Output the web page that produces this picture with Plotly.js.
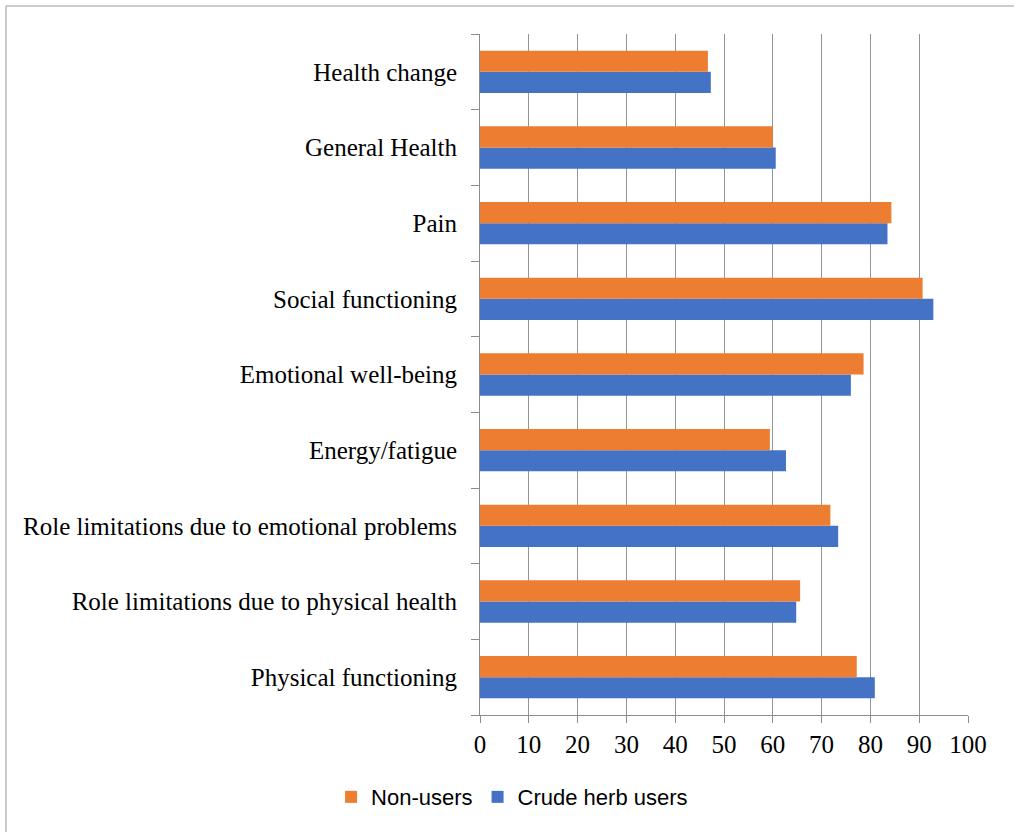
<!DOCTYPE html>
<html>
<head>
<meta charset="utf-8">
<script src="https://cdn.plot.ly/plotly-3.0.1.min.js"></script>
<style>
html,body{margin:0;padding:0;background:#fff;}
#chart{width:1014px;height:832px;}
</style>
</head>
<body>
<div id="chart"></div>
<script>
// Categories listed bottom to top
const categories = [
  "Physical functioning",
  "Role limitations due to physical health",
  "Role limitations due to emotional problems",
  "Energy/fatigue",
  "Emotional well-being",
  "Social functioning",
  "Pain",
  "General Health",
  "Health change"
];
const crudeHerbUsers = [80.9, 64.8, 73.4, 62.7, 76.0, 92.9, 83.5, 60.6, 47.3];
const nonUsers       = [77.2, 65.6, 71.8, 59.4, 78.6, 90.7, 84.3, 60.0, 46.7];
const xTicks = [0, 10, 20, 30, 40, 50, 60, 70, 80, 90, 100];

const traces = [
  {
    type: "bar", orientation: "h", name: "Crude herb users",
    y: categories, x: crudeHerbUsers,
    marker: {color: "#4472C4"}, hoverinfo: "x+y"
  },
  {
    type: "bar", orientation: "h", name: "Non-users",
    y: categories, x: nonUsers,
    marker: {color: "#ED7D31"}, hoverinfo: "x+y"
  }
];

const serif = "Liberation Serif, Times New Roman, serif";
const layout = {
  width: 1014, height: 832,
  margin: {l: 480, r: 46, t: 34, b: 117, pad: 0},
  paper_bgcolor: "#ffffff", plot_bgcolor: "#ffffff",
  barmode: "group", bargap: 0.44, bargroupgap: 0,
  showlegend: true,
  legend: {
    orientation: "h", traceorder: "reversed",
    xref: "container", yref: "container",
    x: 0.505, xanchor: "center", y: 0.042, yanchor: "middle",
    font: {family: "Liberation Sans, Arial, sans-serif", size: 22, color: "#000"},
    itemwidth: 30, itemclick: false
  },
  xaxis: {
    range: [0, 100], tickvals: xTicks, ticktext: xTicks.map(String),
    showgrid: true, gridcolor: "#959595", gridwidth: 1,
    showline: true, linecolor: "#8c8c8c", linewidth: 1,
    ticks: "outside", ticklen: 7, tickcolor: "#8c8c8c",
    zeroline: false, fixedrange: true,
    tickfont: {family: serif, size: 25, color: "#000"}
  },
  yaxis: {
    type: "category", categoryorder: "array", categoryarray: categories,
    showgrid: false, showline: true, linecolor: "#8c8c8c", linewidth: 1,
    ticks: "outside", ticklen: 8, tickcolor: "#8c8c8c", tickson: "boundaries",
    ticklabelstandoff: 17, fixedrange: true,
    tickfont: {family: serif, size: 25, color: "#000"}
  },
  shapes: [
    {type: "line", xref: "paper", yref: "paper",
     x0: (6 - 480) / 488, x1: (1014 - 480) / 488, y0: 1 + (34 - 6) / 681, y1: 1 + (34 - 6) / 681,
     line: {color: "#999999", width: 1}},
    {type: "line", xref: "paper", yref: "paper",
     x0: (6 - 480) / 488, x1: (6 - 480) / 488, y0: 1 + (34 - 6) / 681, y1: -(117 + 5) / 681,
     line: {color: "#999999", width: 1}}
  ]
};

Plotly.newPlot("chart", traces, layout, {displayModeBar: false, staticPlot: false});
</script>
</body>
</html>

..........

• **PROMPT**: Your task is an exact transcription of all the data, minus the pictures.

• **COMPLETE ANSWER**:
Output the web page that produces this picture with Plotly.js.
<!DOCTYPE html>
<html>
<head>
<meta charset="utf-8">
<script src="https://cdn.plot.ly/plotly-3.0.1.min.js"></script>
<style>
html,body{margin:0;padding:0;background:#fff;}
#chart{width:1014px;height:832px;}
</style>
</head>
<body>
<div id="chart"></div>
<script>
// Categories listed bottom to top
const categories = [
  "Physical functioning",
  "Role limitations due to physical health",
  "Role limitations due to emotional problems",
  "Energy/fatigue",
  "Emotional well-being",
  "Social functioning",
  "Pain",
  "General Health",
  "Health change"
];
const crudeHerbUsers = [80.9, 64.8, 73.4, 62.7, 76.0, 92.9, 83.5, 60.6, 47.3];
const nonUsers       = [77.2, 65.6, 71.8, 59.4, 78.6, 90.7, 84.3, 60.0, 46.7];
const xTicks = [0, 10, 20, 30, 40, 50, 60, 70, 80, 90, 100];

const traces = [
  {
    type: "bar", orientation: "h", name: "Crude herb users",
    y: categories, x: crudeHerbUsers,
    marker: {color: "#4472C4"}, hoverinfo: "x+y"
  },
  {
    type: "bar", orientation: "h", name: "Non-users",
    y: categories, x: nonUsers,
    marker: {color: "#ED7D31"}, hoverinfo: "x+y"
  }
];

const serif = "Liberation Serif, Times New Roman, serif";
const layout = {
  width: 1014, height: 832,
  margin: {l: 480, r: 46, t: 34, b: 117, pad: 0},
  paper_bgcolor: "#ffffff", plot_bgcolor: "#ffffff",
  barmode: "group", bargap: 0.44, bargroupgap: 0,
  showlegend: true,
  legend: {
    orientation: "h", traceorder: "reversed",
    xref: "container", yref: "container",
    x: 0.505, xanchor: "center", y: 0.042, yanchor: "middle",
    font: {family: "Liberation Sans, Arial, sans-serif", size: 22, color: "#000"},
    itemwidth: 30, itemclick: false
  },
  xaxis: {
    range: [0, 100], tickvals: xTicks, ticktext: xTicks.map(String),
    showgrid: true, gridcolor: "#959595", gridwidth: 1,
    showline: true, linecolor: "#8c8c8c", linewidth: 1,
    ticks: "outside", ticklen: 7, tickcolor: "#8c8c8c",
    zeroline: false, fixedrange: true,
    tickfont: {family: serif, size: 25, color: "#000"}
  },
  yaxis: {
    type: "category", categoryorder: "array", categoryarray: categories,
    showgrid: false, showline: true, linecolor: "#8c8c8c", linewidth: 1,
    ticks: "outside", ticklen: 8, tickcolor: "#8c8c8c", tickson: "boundaries",
    ticklabelstandoff: 17, fixedrange: true,
    tickfont: {family: serif, size: 25, color: "#000"}
  },
  shapes: [
    {type: "line", xref: "paper", yref: "paper",
     x0: (6 - 480) / 488, x1: (1014 - 480) / 488, y0: 1 + (34 - 6) / 681, y1: 1 + (34 - 6) / 681,
     line: {color: "#999999", width: 1}},
    {type: "line", xref: "paper", yref: "paper",
     x0: (6 - 480) / 488, x1: (6 - 480) / 488, y0: 1 + (34 - 6) / 681, y1: -(117 + 5) / 681,
     line: {color: "#999999", width: 1}}
  ]
};

Plotly.newPlot("chart", traces, layout, {displayModeBar: false, staticPlot: false});
</script>
</body>
</html>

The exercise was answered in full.